= Problem description =
Exactly the lines from the line containing "Convert this chart to Altair code." through the line containing "y_ticks = [0, 2000, 4000, 6000, 8000, 10000, 12000, 14000]" are to be echoed, with both included and pictures left out.

= Given data =
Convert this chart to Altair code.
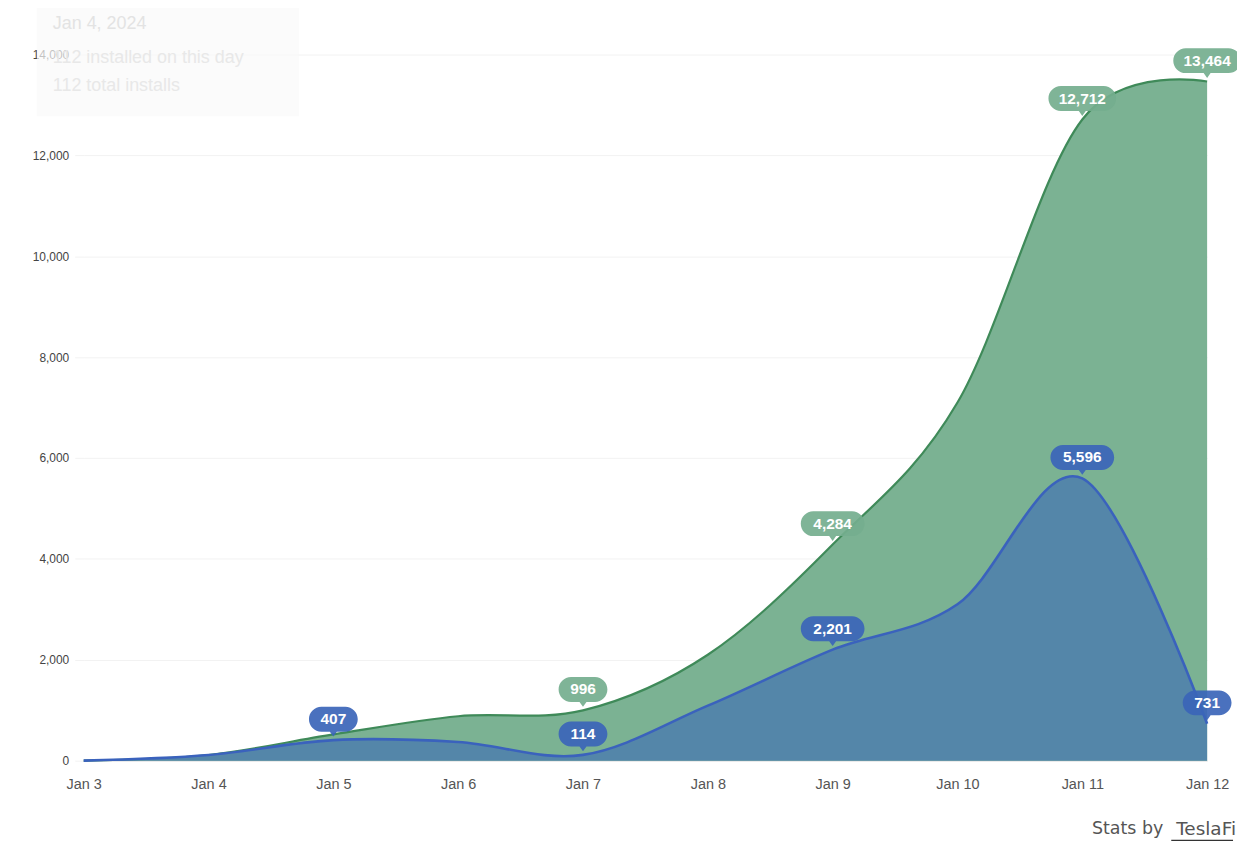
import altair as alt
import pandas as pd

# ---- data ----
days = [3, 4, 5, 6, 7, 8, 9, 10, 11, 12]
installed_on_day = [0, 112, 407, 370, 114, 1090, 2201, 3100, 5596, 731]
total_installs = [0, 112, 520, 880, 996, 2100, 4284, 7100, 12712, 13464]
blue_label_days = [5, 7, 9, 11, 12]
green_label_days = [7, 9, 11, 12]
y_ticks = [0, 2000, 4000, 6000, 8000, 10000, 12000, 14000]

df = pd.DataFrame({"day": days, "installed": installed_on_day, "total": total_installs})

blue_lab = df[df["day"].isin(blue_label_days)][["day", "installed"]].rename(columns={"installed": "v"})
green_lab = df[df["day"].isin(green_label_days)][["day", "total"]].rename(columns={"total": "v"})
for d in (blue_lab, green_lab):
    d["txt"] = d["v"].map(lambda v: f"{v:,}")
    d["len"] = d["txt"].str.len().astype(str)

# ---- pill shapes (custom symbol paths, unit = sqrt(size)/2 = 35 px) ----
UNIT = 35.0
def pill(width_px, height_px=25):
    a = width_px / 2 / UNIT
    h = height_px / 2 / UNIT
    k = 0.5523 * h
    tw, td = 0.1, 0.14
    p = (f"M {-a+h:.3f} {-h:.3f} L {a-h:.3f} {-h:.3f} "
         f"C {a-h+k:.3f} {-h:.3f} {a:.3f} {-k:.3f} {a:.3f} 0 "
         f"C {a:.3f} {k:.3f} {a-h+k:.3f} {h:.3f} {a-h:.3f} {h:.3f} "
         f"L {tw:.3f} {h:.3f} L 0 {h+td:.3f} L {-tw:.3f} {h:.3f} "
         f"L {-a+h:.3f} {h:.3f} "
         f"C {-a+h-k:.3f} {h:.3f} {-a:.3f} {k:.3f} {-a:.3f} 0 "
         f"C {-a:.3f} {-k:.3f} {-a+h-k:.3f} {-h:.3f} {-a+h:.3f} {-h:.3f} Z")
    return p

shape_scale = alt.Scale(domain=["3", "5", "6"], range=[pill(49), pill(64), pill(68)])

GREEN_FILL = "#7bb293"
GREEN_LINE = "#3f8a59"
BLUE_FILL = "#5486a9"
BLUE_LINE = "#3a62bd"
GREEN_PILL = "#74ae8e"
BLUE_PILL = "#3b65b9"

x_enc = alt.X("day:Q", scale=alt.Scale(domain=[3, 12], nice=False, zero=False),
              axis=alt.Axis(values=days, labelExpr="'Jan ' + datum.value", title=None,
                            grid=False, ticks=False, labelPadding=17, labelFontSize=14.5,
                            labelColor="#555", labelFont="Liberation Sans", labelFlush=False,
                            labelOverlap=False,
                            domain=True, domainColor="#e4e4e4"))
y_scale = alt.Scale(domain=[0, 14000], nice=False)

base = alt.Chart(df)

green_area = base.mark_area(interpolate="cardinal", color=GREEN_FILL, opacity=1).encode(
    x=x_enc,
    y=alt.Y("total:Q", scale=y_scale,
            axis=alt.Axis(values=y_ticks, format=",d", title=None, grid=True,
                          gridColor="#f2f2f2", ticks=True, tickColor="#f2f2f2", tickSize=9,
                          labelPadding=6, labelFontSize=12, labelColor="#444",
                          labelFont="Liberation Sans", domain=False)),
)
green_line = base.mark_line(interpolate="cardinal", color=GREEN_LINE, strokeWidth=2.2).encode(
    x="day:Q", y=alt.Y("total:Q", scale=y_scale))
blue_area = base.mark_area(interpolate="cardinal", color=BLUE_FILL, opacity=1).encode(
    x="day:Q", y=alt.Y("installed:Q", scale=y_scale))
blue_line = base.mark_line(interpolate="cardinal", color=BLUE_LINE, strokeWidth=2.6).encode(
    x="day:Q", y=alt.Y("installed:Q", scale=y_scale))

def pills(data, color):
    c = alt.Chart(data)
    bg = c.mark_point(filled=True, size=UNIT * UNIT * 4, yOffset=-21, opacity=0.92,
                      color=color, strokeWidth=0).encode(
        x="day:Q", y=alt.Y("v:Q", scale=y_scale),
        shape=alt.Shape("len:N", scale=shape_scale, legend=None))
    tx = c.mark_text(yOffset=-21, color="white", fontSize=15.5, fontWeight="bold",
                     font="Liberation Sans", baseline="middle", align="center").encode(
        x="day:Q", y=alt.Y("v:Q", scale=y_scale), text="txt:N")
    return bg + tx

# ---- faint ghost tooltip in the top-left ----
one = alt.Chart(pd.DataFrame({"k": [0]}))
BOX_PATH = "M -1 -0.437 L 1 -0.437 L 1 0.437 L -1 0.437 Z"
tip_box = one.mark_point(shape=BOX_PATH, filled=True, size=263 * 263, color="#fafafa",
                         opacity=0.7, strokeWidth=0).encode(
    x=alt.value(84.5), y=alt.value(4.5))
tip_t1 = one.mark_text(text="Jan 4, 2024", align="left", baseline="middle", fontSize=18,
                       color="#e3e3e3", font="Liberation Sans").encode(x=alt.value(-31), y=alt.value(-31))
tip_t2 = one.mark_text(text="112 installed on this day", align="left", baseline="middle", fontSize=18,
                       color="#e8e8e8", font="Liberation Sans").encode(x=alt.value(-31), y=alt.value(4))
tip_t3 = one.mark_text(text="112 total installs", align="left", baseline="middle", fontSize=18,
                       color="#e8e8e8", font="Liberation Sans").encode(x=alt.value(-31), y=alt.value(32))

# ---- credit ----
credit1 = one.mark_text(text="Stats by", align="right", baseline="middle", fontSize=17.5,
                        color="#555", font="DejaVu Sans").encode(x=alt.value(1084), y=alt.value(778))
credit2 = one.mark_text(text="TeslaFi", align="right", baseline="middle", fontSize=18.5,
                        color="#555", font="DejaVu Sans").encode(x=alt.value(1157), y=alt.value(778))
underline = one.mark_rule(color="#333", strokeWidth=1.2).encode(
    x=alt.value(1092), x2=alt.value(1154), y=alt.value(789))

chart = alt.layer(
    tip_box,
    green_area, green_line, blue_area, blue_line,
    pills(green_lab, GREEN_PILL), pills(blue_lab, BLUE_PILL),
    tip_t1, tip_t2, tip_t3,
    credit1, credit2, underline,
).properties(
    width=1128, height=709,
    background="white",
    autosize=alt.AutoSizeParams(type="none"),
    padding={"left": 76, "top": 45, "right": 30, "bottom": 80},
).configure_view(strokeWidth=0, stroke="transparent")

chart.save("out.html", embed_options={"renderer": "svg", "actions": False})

--

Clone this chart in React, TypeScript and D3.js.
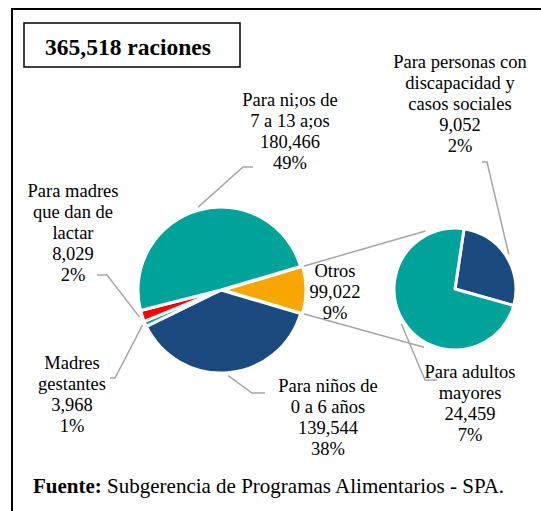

= Solved problem =
Convert this chart to Altair code.
import altair as alt
import pandas as pd

# ---- data ----
days = [3, 4, 5, 6, 7, 8, 9, 10, 11, 12]
installed_on_day = [0, 112, 407, 370, 114, 1090, 2201, 3100, 5596, 731]
total_installs = [0, 112, 520, 880, 996, 2100, 4284, 7100, 12712, 13464]
blue_label_days = [5, 7, 9, 11, 12]
green_label_days = [7, 9, 11, 12]
y_ticks = [0, 2000, 4000, 6000, 8000, 10000, 12000, 14000]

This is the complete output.